▶ Stated task
Of all the lines in the material, how many include the word "this"? Reply with the number alone.

───── Entries supplied ─────

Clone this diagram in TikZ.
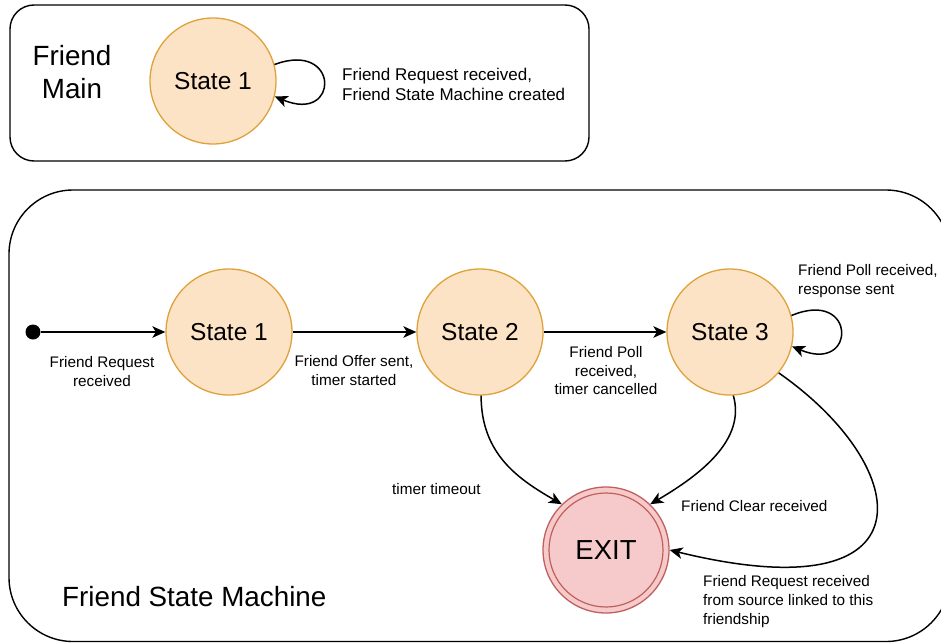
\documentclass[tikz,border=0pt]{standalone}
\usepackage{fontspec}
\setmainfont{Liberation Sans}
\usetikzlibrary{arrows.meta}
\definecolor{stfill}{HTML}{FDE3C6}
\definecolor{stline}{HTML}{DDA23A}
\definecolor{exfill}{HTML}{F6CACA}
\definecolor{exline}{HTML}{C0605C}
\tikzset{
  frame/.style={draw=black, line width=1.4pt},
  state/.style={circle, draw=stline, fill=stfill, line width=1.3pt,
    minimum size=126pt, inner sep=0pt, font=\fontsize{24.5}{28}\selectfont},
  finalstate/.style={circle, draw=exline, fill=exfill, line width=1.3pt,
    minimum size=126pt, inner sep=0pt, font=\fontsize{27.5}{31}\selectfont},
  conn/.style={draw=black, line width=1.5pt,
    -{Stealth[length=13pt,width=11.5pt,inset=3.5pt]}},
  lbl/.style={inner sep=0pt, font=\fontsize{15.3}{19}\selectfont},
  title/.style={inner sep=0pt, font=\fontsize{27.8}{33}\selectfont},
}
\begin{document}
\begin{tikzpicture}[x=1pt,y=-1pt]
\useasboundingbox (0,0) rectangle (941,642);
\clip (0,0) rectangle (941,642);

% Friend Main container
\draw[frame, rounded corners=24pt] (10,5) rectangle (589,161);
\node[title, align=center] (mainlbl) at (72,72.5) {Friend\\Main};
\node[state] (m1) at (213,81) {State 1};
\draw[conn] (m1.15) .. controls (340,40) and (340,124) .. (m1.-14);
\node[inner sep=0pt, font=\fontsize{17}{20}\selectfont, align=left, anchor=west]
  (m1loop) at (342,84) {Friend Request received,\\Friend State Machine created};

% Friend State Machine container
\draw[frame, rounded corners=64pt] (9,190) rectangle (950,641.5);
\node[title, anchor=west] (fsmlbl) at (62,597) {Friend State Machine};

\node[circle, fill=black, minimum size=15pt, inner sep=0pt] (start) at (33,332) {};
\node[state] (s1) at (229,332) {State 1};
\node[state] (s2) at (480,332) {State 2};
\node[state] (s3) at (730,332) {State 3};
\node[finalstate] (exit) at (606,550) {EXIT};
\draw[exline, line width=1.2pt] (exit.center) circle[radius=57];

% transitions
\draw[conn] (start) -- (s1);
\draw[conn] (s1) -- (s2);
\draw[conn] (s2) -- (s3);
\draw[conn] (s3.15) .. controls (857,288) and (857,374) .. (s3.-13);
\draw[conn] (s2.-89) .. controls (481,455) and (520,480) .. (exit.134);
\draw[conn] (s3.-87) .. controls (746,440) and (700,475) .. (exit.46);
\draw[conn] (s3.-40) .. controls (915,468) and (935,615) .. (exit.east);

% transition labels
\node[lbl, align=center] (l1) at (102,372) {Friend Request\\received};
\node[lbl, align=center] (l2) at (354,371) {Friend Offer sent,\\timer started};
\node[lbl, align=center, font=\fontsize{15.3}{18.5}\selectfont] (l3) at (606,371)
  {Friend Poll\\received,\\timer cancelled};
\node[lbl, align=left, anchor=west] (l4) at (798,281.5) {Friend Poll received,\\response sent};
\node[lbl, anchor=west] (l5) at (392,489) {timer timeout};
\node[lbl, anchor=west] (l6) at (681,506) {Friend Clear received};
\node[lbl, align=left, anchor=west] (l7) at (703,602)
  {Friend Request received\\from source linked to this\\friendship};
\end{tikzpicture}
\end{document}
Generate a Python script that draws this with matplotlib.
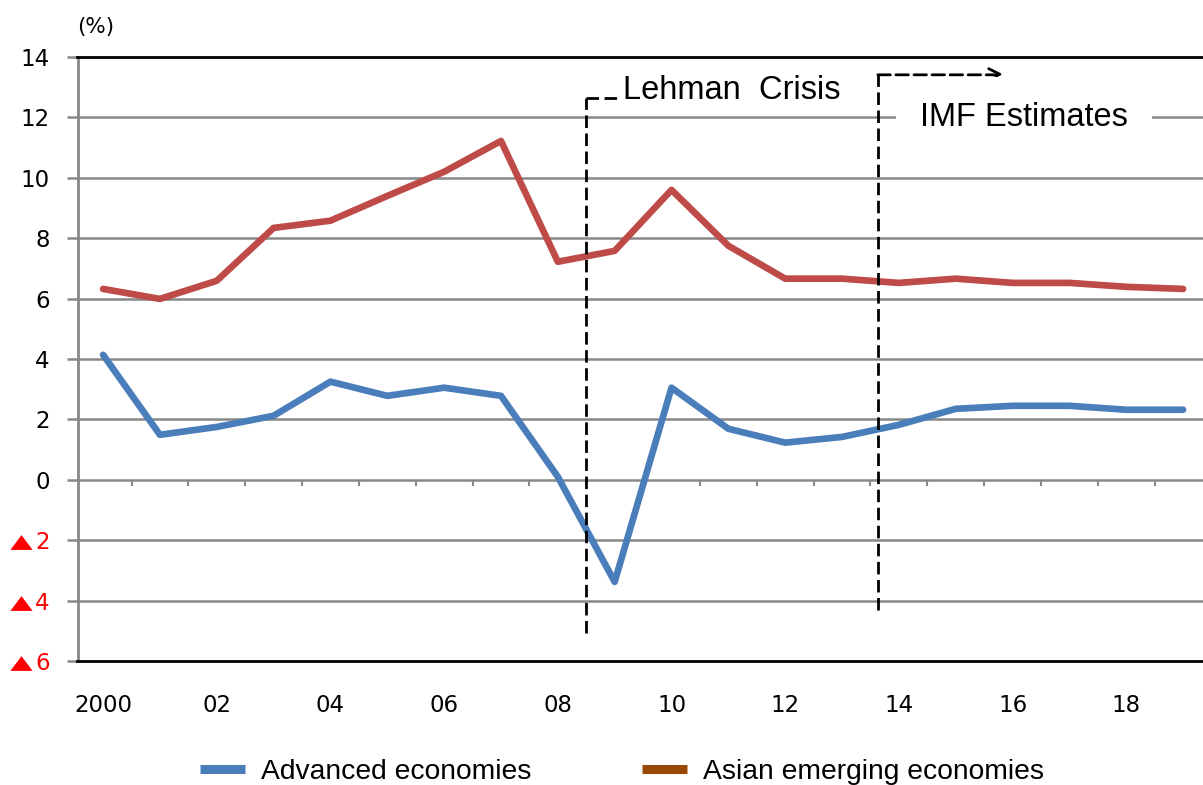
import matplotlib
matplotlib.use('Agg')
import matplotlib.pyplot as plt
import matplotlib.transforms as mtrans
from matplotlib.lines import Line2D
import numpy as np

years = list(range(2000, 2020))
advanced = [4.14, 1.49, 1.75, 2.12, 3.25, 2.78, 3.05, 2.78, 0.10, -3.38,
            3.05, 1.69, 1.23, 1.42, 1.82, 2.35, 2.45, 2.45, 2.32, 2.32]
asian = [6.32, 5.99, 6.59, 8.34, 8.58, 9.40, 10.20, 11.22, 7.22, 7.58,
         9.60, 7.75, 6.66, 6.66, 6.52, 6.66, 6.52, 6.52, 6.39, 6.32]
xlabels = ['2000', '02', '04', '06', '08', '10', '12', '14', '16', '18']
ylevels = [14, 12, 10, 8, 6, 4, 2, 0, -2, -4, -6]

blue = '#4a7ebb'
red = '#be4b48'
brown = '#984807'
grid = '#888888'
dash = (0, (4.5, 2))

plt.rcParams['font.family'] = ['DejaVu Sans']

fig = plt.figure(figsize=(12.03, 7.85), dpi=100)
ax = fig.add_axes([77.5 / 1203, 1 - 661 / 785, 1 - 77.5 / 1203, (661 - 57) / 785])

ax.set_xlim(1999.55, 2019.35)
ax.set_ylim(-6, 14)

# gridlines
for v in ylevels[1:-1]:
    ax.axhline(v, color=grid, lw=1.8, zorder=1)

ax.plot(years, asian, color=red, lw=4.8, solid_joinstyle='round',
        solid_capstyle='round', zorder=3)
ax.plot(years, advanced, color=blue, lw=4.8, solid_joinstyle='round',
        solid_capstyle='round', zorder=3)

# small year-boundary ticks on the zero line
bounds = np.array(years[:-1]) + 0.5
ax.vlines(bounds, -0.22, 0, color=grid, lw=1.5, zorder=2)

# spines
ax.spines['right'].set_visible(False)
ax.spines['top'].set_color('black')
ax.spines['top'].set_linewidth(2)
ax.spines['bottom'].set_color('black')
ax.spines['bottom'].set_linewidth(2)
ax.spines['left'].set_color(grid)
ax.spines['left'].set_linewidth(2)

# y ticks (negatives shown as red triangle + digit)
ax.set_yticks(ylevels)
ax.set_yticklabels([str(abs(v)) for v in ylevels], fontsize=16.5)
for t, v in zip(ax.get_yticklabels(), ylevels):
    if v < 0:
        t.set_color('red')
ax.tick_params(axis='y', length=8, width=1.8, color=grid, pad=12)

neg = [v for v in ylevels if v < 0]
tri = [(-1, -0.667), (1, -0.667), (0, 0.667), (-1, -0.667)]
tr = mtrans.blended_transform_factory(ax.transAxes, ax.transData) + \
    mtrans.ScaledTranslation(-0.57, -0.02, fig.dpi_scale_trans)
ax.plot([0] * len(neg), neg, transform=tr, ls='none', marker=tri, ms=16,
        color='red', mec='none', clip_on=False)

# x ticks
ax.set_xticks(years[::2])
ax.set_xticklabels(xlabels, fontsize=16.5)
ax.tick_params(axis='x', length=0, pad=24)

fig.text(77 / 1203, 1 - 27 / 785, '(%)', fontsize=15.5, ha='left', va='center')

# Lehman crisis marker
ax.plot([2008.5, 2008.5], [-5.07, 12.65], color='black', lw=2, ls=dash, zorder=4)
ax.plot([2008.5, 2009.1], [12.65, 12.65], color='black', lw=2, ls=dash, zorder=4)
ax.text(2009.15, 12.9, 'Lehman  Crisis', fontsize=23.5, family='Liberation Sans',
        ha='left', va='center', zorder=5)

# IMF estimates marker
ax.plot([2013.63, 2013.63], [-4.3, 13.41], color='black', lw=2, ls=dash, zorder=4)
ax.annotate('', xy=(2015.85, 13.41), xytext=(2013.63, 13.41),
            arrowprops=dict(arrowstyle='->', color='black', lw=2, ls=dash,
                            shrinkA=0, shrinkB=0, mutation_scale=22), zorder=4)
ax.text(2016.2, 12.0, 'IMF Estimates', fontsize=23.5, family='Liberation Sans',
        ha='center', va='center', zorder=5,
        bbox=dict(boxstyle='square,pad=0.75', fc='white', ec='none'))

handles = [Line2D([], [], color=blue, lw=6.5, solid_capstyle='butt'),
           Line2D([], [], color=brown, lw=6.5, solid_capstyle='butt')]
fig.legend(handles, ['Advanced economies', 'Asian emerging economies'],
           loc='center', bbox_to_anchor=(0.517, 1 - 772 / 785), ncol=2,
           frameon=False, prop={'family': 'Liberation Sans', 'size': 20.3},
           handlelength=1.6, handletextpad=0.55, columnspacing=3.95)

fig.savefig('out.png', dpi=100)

─────

▶ Task answer
3